In recent years more and more all-women’s colleges have been admitting transgender individuals—women who believe they are men as well as men who believe they are women. These decisions are made in response to rising awareness of transgender issues as well as an aggressive and relentless LGBT lobby. But how do such admissions policies play out on campus?
At The Chronicle of Higher Education, Nora Caplan-Bricker explores that question, asking: “Who is a women’s college for?”
Caplan-Bricker examines Mount Holyoke college, a women’s institution that, like many of its sister schools, has a broad transgender policy. At that school, faculty are instructed not to say things such as “Hello, ladies” or use the term “Mount Holyoke women,” out of respect for “the many undergraduates who have transitioned to living as men, or who identify outside the gender binary.”
Mount Holyoke was “the second women’s college in the country…to adopt a formal policy inviting applications from transgender and nonbinary students,” Caplan-Bricker writes. Among the famous women’s colleges in the country, none of them has “gone as far as Mount Holyoke, where the policy established the college as a place not only for anyone who identifies as a woman, but also for a diverse spectrum of people outside the gender binary — including gender-nonbinary applicants assigned either male or female at birth — as well as trans men who have already transitioned at the time of application.”
“Today, the only group Mount Holyoke doesn’t consider is cisgender men,” Caplan-Bricker notes.
That new policy has led to some semantic wrangling on campus:
[Some] students argue that as long as cisgender women aren’t equal members of society, Mount Holyoke should still be first and foremost a women’s college. “It’s special and important that Mount Holyoke acknowledges that educating women is still radical in and of itself,” says Madeline Fitzgerald, a cis student in her third semester. “I think it’s a place that is for women, that recognizes there are people who have had experiences similar to women who don’t identify as women.” Some perceive this view, and the very phrase “women’s college,” as a kind of dog whistle.
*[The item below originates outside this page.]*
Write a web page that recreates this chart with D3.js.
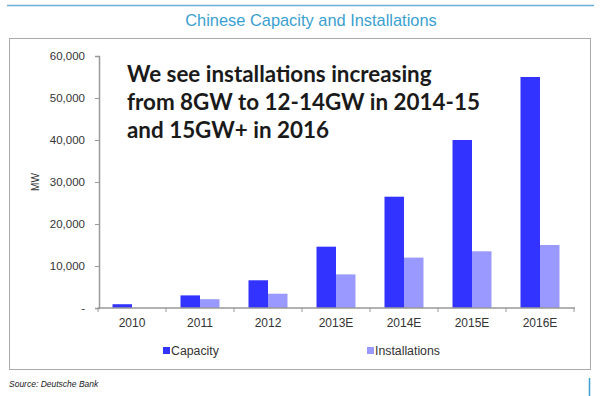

But all the students I heard defend it stressed their support for the inclusive admissions policy. Much like Pasquerella’s 2014 speech, this is a tricky rhetorical balancing act, which asks students who aren’t women to see their place at Mount Holyoke in terms of their connection to womanhood. “Oftentimes, people who have a perspective similar to mine get painted as if we don’t want people to be there,” Fitzgerald says. “I want to emphasize that I do believe that everyone who is currently at Mount Holyoke belongs at Mount Holyoke.”
Across the ideological spectrum, students agree that the administration, which has started unofficially using the nomenclature “inclusive women’s college,” could do a better job explaining what exactly that means. “I understand the theory of womanhood as a class position under patriarchy, and I understand that within that schema the term applies to me,” says Sarah Cavar, a junior who identifies as genderless. “But unless I’m talking to someone who really knows their shit, that is generally not what people are referring to…”
In one case, Caplan-Bricker writes, the editors of the school newspaper were concerned that referring to a sister school as “another women’s college” would imply that Mount Holyoke itself is a women’s college.
The editors in the room, all cisgender women, feared a backlash and also couldn’t agree whether the statement was accurate…[V]oices rose until one editor yelled: “This is a women’s college! God forbid we talk about women here.”